**Task directions:**
Wherever the string "this" appears in a line, extract that line.

**Data to use:**
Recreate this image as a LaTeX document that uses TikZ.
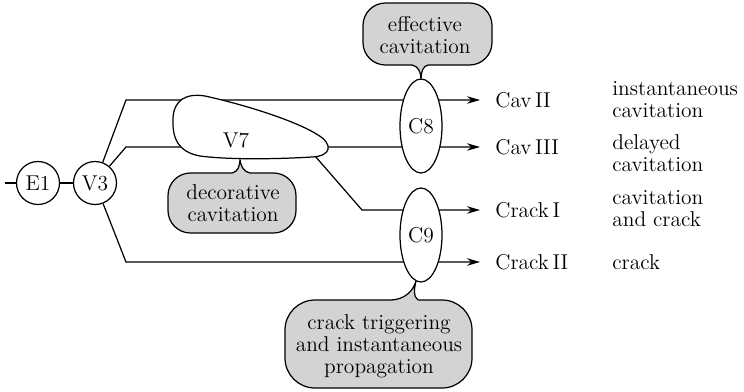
\documentclass[tikz,border=0pt]{standalone}
\usepackage{tikz}
\usetikzlibrary{arrows.meta,positioning,calc,shapes.geometric,backgrounds}
\definecolor{Bubble}{HTML}{D3D3D3}

\begin{document}
\begin{tikzpicture}[x=0.02cm,y=-0.02cm,font=\fontsize{12.2pt}{12.6pt}\selectfont]
    \tikzset{state/.style={circle,draw,line width=0.7pt,fill=white,
      minimum size=0.86cm,inner sep=0pt},
      gate/.style={ellipse,draw,line width=0.7pt,fill=white,
      minimum width=0.84cm,minimum height=1.88cm,inner sep=0pt},
      wire/.style={line width=0.7pt},
      flow/.style={wire,-{Stealth[length=2.6mm,width=1.5mm]}},
      outcome/.style={anchor=west,inner xsep=0.3cm,inner ysep=0pt},
      remark/.style={anchor=west,inner sep=0pt,align=left},
      bubble/.style={draw,line width=0.7pt,fill=Bubble,rounded corners=0.45cm},
      note/.style={align=center,inner sep=0pt}}
    \useasboundingbox (0,0) rectangle (744,392);

    \node[state] (E1) at (38,183) {E1};
    \node[state] (V3) at (95,183) {V3};
    \node[gate] (C8) at (421,126) {C8};
    \node[gate] (C9) at (421,235) {C9};
    \coordinate (in) at (5,183);
    \coordinate (V7out) at (315,156);

    % Outcomes
    \node[outcome] (cav2) at (480,100) {Cav\,II};
    \node[outcome] (cav3) at (480,147) {Cav\,III};
    \node[outcome] (crack1) at (480,210) {Crack\,I};
    \node[outcome] (crack2) at (480,262) {Crack\,II};
    \node[remark] (r1) at (612,100) {instantaneous\\cavitation};
    \node[remark] (r2) at (612,153) {delayed\\cavitation};
    \node[remark] (r3) at (612,209) {cavitation\\and crack};
    \node[remark] (r4) at (612,262) {crack};

    % Branches
    \draw[wire] (in) -- (E1) -- (V3);
    \begin{scope}[on background layer]
      \draw[flow] (V3) -- (126,100) -- (cav2);
      \draw[flow] (V3) -- (126,147) -- (cav3);
      \draw[flow] (V7out) -- (362,210) -- (crack1);
      \draw[flow] (V3) -- (126,262) -- (crack2);
    \end{scope}

    % V7
    \draw[wire,fill=white] (205,96) .. controls (250,106) and (298,122) .. (318,135)
      .. controls (333,144) and (332,156) .. (312,157)
      .. controls (280,159) and (230,160) .. (200,156)
      .. controls (178,152) and (172,138) .. (173,118)
      .. controls (174,100) and (186,93) .. (205,96) -- cycle;
    \node (V7) at (236,140) {V7};

    % Effective cavitation
    \draw[bubble] (363,3) rectangle (492,65);
    \fill[Bubble] (412,65) .. controls (418,66) and (421,72) .. (421,79)
      .. controls (421,72) and (423,66) .. (428,65) -- (428,62) -- (412,62) -- cycle;
    \draw[wire] (412,65) .. controls (418,66) and (421,72) .. (421,79)
      .. controls (421,72) and (423,66) .. (428,65);
    \node[note] (effective) at (425,35) {effective\\cavitation};

    % Decorative cavitation
    \draw[bubble] (168,173) rectangle (296,233);
    \fill[Bubble] (232,173) .. controls (238,172) and (240,166) .. (240,158)
      .. controls (240,166) and (244,172) .. (250,173) -- (250,176) -- (232,176) -- cycle;
    \draw[wire] (232,173) .. controls (238,172) and (240,166) .. (240,158)
      .. controls (240,166) and (244,172) .. (250,173);
    \node[note] (decorative) at (233,203) {decorative\\cavitation};

    % Crack triggering
    \draw[bubble,rounded corners=0.6cm] (285,300) rectangle (472,388);
    \fill[Bubble] (392,300) .. controls (404,299) and (413,292) .. (416,281)
      .. controls (414,290) and (413,296) .. (418,300) -- (418,303) -- (392,303) -- cycle;
    \draw[wire] (392,300) .. controls (404,299) and (413,292) .. (416,281)
      .. controls (414,290) and (413,296) .. (418,300);
    \node[note] (trigger) at (379,346) {crack triggering\\and instantaneous\\propagation};
  \end{tikzpicture}
\end{document}
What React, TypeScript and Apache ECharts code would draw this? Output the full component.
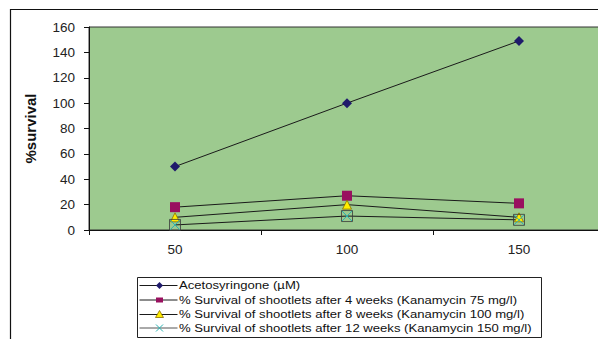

**Full answer:**
Recreate this image as a LaTeX document that uses TikZ.
What React, TypeScript and Apache ECharts code would draw this? Output the full component.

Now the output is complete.